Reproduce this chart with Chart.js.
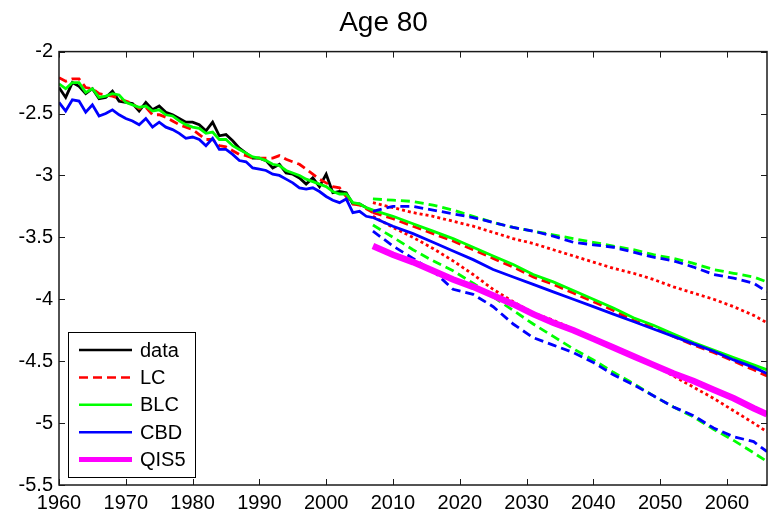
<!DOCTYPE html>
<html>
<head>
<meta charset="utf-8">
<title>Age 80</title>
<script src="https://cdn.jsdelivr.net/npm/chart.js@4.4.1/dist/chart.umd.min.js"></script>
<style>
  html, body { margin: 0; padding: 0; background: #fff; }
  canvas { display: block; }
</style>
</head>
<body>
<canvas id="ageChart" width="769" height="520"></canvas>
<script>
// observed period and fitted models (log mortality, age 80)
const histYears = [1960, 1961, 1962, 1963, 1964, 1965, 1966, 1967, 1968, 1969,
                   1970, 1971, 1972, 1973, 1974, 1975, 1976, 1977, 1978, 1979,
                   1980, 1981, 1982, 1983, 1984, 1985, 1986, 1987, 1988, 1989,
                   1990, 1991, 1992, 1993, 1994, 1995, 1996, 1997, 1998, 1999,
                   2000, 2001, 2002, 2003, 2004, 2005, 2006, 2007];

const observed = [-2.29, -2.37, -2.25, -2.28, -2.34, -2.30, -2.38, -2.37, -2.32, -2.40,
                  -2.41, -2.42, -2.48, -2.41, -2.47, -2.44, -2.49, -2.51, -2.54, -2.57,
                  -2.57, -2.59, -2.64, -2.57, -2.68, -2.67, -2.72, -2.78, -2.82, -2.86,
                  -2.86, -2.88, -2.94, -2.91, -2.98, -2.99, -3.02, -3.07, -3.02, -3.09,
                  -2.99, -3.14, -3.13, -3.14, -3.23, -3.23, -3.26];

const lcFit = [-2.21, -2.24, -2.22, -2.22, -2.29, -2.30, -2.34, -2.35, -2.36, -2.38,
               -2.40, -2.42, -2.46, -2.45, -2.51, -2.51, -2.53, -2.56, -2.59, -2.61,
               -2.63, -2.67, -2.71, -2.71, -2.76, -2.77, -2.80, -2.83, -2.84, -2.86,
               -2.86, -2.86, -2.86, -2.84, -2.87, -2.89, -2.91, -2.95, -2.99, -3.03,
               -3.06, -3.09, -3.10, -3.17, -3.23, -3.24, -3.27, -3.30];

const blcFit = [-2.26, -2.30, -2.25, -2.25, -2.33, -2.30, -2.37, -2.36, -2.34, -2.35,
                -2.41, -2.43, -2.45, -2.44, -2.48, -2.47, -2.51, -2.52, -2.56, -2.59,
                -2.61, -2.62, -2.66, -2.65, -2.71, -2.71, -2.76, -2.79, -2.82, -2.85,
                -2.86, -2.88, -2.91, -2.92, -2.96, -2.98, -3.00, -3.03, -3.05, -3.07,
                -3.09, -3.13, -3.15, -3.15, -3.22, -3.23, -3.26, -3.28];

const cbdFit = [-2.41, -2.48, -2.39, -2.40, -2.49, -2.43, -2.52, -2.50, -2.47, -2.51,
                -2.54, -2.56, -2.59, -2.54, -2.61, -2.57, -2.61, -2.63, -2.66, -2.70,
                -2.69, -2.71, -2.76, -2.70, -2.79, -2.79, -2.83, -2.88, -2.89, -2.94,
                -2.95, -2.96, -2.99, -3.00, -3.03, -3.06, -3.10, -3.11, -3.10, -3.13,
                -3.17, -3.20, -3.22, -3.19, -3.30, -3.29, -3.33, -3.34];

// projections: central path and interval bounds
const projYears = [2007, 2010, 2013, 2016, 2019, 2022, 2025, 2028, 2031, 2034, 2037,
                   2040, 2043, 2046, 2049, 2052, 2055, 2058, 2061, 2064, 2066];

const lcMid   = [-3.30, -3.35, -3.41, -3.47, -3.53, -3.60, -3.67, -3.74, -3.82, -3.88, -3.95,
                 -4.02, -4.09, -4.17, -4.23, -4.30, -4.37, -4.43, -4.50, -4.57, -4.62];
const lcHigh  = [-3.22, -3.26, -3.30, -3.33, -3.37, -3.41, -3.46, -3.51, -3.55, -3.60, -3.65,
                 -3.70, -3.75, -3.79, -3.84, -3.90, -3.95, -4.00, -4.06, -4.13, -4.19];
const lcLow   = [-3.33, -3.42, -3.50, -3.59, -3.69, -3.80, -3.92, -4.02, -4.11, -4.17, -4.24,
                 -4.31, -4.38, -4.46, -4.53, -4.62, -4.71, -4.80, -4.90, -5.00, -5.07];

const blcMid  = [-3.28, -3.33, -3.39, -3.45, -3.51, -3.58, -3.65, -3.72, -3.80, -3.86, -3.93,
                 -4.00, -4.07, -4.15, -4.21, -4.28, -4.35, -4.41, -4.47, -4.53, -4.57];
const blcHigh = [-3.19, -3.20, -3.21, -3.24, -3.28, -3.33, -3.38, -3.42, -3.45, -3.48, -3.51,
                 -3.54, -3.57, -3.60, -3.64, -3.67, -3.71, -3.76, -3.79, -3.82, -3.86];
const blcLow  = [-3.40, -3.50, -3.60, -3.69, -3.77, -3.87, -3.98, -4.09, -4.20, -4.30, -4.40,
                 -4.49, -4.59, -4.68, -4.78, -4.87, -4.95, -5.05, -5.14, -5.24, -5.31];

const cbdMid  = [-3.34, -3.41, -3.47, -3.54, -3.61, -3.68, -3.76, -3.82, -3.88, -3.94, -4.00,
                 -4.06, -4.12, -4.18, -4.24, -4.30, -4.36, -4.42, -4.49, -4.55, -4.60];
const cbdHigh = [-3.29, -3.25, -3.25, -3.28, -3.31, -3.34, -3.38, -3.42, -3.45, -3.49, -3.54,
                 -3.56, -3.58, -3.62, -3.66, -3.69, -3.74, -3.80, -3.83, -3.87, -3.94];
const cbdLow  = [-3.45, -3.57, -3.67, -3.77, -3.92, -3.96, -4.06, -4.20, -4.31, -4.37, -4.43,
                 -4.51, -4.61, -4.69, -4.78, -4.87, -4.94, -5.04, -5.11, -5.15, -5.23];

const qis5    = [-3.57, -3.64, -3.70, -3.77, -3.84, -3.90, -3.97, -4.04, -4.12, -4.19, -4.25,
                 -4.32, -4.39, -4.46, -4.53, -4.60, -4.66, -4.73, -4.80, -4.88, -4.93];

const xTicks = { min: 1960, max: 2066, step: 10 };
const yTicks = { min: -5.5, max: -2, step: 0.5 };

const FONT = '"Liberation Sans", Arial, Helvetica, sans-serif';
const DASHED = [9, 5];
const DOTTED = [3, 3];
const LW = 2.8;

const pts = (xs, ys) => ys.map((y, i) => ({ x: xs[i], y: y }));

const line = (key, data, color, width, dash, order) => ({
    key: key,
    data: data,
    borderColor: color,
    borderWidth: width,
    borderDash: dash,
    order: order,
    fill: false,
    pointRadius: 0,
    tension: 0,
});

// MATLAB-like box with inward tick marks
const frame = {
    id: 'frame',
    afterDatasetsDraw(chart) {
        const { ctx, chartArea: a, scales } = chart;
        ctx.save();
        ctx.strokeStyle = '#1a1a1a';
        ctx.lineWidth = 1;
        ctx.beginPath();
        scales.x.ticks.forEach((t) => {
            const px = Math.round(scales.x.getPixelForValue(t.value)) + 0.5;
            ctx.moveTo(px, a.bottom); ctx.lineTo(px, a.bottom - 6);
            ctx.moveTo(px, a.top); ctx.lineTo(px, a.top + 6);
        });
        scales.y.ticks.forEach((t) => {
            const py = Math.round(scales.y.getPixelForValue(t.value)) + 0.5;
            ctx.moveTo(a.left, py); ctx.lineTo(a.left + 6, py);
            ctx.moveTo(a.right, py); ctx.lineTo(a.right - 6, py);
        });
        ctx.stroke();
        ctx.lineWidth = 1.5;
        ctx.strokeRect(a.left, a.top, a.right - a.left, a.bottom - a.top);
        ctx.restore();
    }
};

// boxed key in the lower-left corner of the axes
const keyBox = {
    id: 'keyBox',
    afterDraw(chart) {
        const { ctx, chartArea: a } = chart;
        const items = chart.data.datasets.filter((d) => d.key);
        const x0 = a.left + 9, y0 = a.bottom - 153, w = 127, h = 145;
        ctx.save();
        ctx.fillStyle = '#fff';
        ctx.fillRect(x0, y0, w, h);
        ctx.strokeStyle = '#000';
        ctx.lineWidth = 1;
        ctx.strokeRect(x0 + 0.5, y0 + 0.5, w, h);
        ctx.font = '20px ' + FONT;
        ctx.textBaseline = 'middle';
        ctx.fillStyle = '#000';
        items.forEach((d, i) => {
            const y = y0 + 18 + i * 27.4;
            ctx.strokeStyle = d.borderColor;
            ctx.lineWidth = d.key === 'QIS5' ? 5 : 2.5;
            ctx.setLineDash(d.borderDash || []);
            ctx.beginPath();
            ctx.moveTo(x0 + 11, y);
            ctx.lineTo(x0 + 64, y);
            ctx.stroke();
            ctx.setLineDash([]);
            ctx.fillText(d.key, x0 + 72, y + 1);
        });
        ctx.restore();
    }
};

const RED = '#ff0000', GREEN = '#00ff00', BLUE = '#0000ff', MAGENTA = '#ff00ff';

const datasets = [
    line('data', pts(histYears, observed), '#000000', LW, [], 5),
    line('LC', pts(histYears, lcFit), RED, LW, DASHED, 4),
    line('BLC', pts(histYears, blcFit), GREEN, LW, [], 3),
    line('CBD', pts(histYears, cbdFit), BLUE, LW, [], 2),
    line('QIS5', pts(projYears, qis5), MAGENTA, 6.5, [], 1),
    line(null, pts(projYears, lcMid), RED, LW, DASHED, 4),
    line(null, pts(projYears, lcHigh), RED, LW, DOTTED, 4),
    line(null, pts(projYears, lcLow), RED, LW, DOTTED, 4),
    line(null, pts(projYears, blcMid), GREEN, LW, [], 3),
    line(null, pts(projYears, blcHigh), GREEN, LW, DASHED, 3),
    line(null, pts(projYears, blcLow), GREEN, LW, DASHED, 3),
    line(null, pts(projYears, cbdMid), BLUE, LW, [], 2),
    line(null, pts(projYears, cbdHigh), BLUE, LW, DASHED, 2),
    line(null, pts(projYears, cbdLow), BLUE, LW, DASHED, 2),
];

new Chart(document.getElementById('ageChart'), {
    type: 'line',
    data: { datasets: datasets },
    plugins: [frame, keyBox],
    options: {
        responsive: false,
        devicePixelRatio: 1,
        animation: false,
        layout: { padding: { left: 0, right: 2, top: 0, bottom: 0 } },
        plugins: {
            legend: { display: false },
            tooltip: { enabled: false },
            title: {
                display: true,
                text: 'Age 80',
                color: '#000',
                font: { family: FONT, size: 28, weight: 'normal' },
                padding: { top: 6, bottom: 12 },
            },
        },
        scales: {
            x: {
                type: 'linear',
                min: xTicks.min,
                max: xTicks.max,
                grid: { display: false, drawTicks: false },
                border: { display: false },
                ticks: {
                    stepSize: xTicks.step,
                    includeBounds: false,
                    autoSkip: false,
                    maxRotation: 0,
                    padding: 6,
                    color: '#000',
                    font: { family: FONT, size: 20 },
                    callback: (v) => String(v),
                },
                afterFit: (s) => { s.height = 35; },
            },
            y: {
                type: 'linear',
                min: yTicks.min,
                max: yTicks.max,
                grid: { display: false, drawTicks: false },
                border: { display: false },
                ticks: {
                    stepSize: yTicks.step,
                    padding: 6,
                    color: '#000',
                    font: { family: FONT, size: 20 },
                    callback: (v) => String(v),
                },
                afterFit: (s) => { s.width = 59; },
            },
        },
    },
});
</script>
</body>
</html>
━━━━━━━━━━
# TASK TO COMPLETE
Write out an exact copy of the listing, first line through the line containing "-3.06, -3.09, -3.10, -3.17, -3.23, -3.24, -3.27, -3.30];", with the pictures left out.

# SOLUTION FOR THIS EXERCISE
Reproduce this chart with Chart.js.
<!DOCTYPE html>
<html>
<head>
<meta charset="utf-8">
<title>Age 80</title>
<script src="https://cdn.jsdelivr.net/npm/chart.js@4.4.1/dist/chart.umd.min.js"></script>
<style>
  html, body { margin: 0; padding: 0; background: #fff; }
  canvas { display: block; }
</style>
</head>
<body>
<canvas id="ageChart" width="769" height="520"></canvas>
<script>
// observed period and fitted models (log mortality, age 80)
const histYears = [1960, 1961, 1962, 1963, 1964, 1965, 1966, 1967, 1968, 1969,
                   1970, 1971, 1972, 1973, 1974, 1975, 1976, 1977, 1978, 1979,
                   1980, 1981, 1982, 1983, 1984, 1985, 1986, 1987, 1988, 1989,
                   1990, 1991, 1992, 1993, 1994, 1995, 1996, 1997, 1998, 1999,
                   2000, 2001, 2002, 2003, 2004, 2005, 2006, 2007];

const observed = [-2.29, -2.37, -2.25, -2.28, -2.34, -2.30, -2.38, -2.37, -2.32, -2.40,
                  -2.41, -2.42, -2.48, -2.41, -2.47, -2.44, -2.49, -2.51, -2.54, -2.57,
                  -2.57, -2.59, -2.64, -2.57, -2.68, -2.67, -2.72, -2.78, -2.82, -2.86,
                  -2.86, -2.88, -2.94, -2.91, -2.98, -2.99, -3.02, -3.07, -3.02, -3.09,
                  -2.99, -3.14, -3.13, -3.14, -3.23, -3.23, -3.26];

const lcFit = [-2.21, -2.24, -2.22, -2.22, -2.29, -2.30, -2.34, -2.35, -2.36, -2.38,
               -2.40, -2.42, -2.46, -2.45, -2.51, -2.51, -2.53, -2.56, -2.59, -2.61,
               -2.63, -2.67, -2.71, -2.71, -2.76, -2.77, -2.80, -2.83, -2.84, -2.86,
               -2.86, -2.86, -2.86, -2.84, -2.87, -2.89, -2.91, -2.95, -2.99, -3.03,
               -3.06, -3.09, -3.10, -3.17, -3.23, -3.24, -3.27, -3.30];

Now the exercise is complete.